Give only the number of lines in the data that contain the word "diagram".

### SUPPLIED MATERIAL
==*==
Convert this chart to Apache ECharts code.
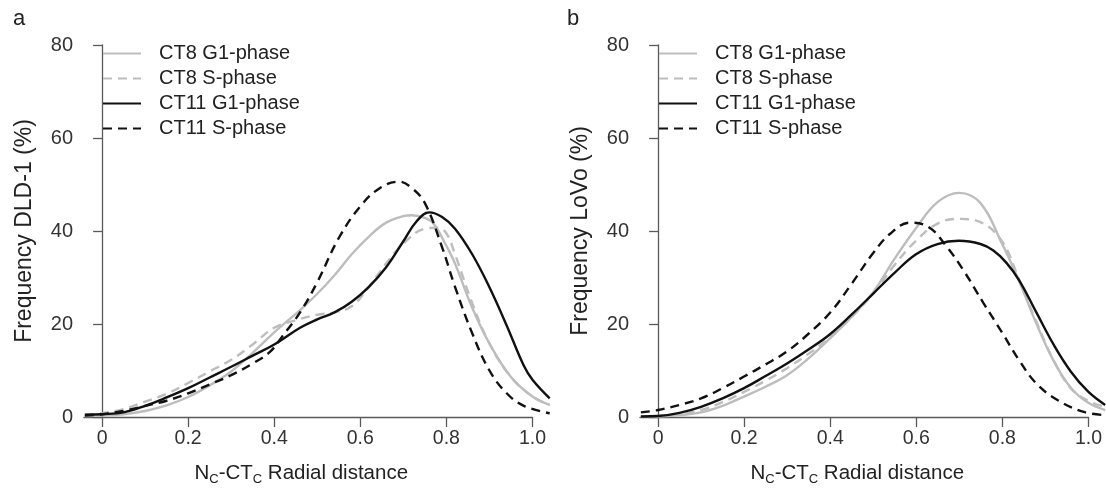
==*==
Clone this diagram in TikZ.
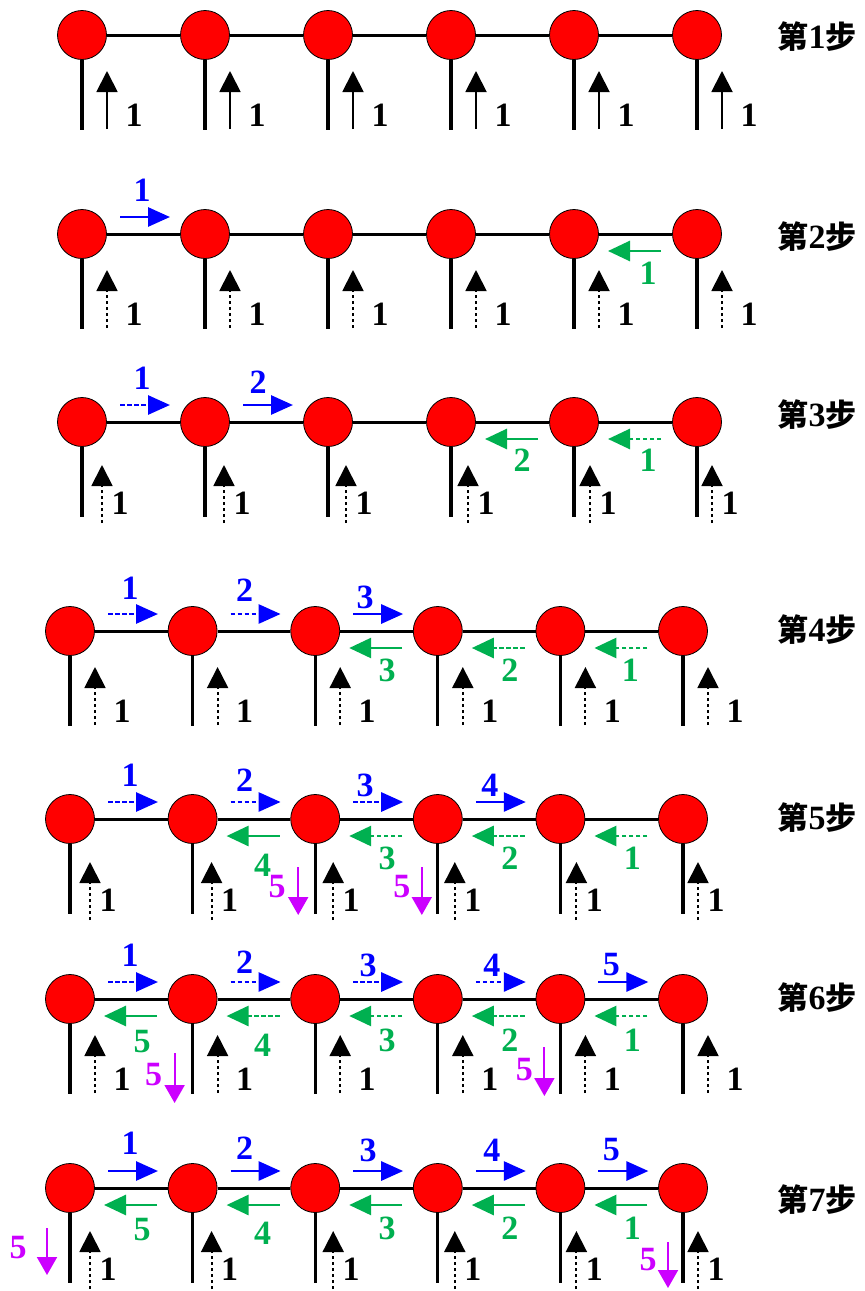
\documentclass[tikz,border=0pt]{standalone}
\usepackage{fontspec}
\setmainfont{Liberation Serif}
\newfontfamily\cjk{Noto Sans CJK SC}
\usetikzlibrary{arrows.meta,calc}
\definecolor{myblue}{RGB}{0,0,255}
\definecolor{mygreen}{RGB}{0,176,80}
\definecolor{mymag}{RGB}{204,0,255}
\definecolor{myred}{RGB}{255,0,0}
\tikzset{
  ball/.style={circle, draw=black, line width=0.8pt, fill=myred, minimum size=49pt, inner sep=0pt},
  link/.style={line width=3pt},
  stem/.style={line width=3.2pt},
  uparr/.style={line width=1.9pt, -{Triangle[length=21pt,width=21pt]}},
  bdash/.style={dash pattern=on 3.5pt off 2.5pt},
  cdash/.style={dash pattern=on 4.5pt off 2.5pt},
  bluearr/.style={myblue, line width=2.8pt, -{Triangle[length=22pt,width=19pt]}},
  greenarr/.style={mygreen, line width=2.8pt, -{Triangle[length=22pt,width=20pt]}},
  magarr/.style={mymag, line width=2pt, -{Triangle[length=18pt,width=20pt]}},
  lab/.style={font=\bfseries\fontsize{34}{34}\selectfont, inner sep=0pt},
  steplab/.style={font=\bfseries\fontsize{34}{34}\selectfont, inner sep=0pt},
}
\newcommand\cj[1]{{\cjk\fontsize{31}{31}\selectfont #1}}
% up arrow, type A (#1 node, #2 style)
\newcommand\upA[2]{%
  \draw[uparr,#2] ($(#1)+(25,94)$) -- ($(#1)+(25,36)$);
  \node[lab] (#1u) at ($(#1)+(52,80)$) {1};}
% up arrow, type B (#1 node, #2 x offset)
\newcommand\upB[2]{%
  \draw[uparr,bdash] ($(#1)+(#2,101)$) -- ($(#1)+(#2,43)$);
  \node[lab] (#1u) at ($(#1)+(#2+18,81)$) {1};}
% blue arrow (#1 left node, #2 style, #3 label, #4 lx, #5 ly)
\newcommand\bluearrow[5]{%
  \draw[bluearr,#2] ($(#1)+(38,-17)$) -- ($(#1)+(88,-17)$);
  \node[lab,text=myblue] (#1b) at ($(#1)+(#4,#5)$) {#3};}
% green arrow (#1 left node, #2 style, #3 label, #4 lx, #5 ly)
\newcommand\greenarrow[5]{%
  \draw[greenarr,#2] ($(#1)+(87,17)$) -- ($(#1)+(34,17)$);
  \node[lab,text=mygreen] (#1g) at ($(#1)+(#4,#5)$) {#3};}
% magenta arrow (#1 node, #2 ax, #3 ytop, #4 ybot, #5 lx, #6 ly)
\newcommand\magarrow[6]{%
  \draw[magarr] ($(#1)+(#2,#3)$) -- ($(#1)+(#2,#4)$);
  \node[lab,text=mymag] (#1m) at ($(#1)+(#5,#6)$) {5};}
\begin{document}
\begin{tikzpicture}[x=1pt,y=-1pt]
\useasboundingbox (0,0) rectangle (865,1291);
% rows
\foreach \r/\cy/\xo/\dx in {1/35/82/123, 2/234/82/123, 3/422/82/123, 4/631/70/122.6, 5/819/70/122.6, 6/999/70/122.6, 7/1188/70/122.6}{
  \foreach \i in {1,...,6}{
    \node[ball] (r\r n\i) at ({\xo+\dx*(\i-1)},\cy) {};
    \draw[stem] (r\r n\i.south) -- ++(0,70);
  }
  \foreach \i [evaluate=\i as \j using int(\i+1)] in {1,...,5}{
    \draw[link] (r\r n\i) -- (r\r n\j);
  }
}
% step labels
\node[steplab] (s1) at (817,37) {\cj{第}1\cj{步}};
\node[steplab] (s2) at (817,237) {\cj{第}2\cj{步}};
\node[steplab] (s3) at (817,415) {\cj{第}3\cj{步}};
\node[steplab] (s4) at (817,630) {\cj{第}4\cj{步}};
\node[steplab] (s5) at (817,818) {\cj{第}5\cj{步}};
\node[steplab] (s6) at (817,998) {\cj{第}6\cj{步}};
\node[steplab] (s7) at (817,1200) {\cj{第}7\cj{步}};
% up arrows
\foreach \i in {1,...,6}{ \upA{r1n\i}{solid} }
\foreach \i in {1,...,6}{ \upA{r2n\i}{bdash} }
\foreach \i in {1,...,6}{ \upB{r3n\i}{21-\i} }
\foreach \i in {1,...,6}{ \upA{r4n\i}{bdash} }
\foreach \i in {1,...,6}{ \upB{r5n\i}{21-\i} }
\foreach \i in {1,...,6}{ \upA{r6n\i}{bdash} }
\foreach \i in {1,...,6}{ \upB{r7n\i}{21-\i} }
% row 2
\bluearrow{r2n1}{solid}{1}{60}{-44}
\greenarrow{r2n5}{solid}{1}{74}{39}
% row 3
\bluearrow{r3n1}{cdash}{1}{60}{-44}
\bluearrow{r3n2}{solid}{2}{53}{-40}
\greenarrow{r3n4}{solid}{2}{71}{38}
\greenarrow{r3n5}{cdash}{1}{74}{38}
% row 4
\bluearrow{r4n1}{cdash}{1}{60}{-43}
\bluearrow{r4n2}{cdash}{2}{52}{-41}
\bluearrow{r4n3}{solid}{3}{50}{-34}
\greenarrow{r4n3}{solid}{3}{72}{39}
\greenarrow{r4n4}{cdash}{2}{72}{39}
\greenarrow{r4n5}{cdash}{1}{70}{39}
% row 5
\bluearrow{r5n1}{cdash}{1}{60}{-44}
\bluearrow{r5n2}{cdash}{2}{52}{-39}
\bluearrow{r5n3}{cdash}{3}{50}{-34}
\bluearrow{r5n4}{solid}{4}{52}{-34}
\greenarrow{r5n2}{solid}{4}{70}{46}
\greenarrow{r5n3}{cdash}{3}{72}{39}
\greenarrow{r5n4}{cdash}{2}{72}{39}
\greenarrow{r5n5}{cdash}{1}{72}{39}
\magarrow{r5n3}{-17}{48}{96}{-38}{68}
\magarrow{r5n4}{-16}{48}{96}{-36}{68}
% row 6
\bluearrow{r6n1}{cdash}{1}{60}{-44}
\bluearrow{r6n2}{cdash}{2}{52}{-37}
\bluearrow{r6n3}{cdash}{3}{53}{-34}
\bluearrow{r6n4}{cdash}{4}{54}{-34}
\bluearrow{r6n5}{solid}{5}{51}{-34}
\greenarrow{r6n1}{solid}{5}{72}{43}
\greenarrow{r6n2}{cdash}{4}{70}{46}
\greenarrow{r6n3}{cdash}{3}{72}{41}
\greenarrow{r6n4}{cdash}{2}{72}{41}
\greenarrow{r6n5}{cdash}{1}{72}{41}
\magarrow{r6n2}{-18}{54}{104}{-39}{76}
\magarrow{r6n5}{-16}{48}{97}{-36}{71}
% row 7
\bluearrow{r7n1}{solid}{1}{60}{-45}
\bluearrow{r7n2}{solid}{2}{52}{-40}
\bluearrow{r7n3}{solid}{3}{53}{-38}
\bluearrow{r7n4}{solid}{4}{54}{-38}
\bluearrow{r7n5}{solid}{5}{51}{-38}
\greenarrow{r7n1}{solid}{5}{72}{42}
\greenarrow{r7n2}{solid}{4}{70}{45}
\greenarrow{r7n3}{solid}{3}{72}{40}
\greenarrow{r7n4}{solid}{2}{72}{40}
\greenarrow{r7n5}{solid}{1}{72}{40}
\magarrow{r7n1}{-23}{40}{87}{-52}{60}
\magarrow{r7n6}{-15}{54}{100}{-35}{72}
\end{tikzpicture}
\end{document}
==*==
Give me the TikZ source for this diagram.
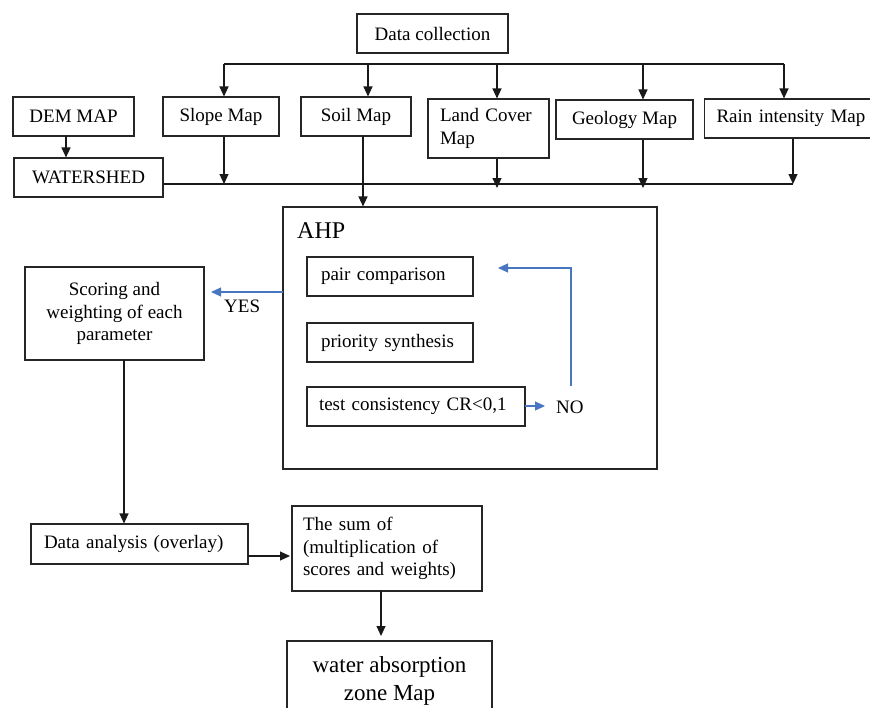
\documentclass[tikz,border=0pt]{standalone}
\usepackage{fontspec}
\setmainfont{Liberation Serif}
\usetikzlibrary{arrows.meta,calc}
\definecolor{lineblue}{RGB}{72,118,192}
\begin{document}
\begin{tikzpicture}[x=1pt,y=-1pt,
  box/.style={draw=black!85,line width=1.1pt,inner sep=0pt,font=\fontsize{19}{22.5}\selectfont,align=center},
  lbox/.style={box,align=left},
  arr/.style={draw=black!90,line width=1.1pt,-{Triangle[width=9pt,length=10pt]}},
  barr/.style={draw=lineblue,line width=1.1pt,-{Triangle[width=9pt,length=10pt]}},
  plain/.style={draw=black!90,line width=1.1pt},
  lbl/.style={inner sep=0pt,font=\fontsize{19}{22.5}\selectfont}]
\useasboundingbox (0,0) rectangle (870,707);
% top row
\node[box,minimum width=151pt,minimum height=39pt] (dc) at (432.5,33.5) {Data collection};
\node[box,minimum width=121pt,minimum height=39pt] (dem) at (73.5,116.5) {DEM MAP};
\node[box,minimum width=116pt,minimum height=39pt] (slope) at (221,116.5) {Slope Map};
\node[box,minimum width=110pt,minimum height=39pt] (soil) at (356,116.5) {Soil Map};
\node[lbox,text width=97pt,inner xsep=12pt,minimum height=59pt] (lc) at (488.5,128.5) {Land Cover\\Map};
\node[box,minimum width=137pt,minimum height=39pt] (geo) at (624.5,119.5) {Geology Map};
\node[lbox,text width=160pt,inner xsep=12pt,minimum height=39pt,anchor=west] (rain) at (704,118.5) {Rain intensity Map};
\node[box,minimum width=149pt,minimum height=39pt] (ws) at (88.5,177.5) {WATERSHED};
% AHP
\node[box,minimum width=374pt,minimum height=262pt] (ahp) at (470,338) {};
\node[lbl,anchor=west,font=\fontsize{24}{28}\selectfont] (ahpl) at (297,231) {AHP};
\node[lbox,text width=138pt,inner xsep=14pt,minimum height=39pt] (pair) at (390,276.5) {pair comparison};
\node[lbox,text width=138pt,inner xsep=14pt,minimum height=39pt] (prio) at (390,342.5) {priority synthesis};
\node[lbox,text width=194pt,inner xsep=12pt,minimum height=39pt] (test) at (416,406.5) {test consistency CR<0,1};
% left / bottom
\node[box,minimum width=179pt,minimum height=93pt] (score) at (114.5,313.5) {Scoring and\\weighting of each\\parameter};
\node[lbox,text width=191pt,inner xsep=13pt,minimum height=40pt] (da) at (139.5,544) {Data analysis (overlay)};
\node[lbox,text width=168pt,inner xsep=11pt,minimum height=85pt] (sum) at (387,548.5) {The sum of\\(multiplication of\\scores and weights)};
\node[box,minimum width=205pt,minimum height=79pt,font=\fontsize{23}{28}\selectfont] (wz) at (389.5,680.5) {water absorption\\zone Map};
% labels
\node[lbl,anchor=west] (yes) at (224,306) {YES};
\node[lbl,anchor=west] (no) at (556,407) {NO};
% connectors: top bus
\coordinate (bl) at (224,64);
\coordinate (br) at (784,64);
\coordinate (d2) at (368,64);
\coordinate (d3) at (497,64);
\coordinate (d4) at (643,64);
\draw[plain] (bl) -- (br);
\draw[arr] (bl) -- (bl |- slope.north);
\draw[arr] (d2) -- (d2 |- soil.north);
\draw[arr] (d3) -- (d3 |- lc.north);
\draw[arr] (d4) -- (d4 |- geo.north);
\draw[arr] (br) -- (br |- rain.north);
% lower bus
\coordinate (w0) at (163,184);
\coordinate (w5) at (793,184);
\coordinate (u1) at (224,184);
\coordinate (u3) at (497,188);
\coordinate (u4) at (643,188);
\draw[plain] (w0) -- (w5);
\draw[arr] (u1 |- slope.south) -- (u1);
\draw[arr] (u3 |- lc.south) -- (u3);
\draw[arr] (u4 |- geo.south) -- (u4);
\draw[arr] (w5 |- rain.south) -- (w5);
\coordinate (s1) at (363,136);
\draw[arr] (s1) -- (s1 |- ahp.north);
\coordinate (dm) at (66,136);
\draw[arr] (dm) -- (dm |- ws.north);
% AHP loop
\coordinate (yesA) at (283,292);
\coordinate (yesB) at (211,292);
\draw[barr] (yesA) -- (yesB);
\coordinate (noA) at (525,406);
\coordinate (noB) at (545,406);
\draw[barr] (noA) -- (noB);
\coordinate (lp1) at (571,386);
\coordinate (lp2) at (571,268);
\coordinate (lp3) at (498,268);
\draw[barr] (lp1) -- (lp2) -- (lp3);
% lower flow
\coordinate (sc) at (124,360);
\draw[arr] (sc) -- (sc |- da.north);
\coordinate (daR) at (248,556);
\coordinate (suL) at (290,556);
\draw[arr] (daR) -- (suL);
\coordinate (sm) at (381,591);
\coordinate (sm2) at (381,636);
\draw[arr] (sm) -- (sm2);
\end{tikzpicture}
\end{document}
==*==
### RESULT
2